OpenVINO GenAI implements TaylorSeer Lite, a memory-efficient variant of the TaylorSeer algorithm introduced in From Reusing to Forecasting: Accelerating Diffusion Models with TaylorSeers. This approach achieves significant inference speedups while maintaining visual quality, without requiring model retraining or architectural modifications.
Conceptual Model
TaylorSeer Lite uses Taylor series approximation to predict transformer outputs during denoising steps, eliminating the need for full forward passes. Instead of caching features from all transformer layers (which would consume substantial memory), TaylorSeer Lite caches only the output of the final linear layer along with its first derivative.
During cached steps, the transformer computation is completely skipped. The output is extrapolated using the Taylor series approximation based on the cached values.

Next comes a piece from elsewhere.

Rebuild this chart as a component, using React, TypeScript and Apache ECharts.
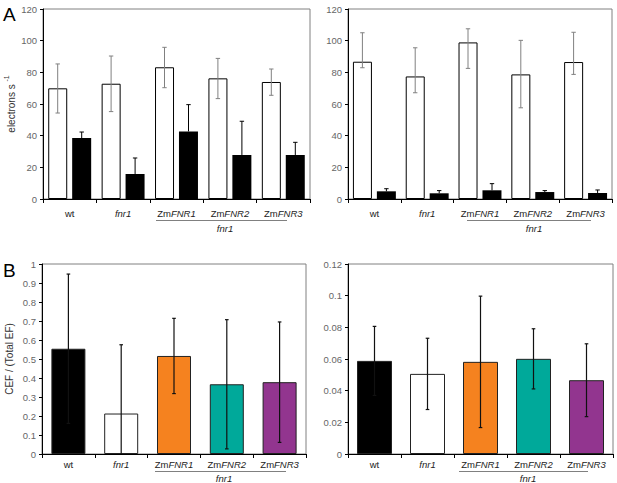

At regular intervals (controlled by cache_interval), a full forward pass is executed to refresh the cache and update derivatives, ensuring prediction accuracy.
Configuration Interface
TaylorSeer Lite is configured through ov::genai::TaylorSeerCacheConfig and exposed in ov::genai::ImageGenerationConfig.
Parameters
-
cache_interval(size_t, defaults to3) - Controls how often a full forward pass is performed after warm-up. Once warm-up is finished, TaylorSeer performs a full transformer computation everycache_intervalsteps and uses Taylor-series predictions for the intermediate steps, resulting in up tocache_interval - 1predicted (cached) denoising steps between two full computations. -
disable_cache_before_step(size_t, defaults to6) - Number of initial denoising steps during which caching is disabled. In practice, the implementation always performs full computations for steps0..max(disable_cache_before_step, 2) - 1, ensuring at least two warm-up steps with no caching to stabilize the derivatives before prediction begins. -
disable_cache_after_step(int, defaults to-2) - Step index from which caching is disabled (inclusive) to ensure quality in the final denoising stages. Negative values are interpreted relative to the end of the schedule:num_inference_steps + disable_cache_after_step.
Sample Usage (Python)
samples/python/image_generation/taylorseer_text2image.py demonstrates TaylorSeer Lite usage with performance comparison.
Basic usage:
python taylorseer_text2image.py ./flux.1-dev/FP16 "a beautiful sunset over mountains"
Configuration in code:
taylorseer_config = openvino_genai.TaylorSeerCacheConfig()
taylorseer_config.cache_interval = 5
taylorseer_config.disable_cache_before_step = 2
taylorseer_config.disable_cache_after_step = -1
Pipeline creation and generation:
pipe = openvino_genai.Text2ImagePipeline(models_path, device)
# Apply TaylorSeerCacheConfig to generation config
generation_config = pipe.get_generation_config()
generation_config.taylorseer_config = taylorseer_config
pipe.set_generation_config(generation_config)
res = pipe.generate(prompt, num_inference_steps=28)
Benefits
- By skipping full transformer computations for multiple consecutive steps, inference time is significantly reduced.
- Only the final layer output and derivative are cached, avoiding the memory explosion that would occur with full-layer caching.
- The Taylor approximation maintains high visual similarity to full computation results.
- Speedup scales with transformer computation intensity, input resolution and number of inference steps.
Current Limitations
- The current implementation supports Flux models only; support for other models will be added in subsequent releases.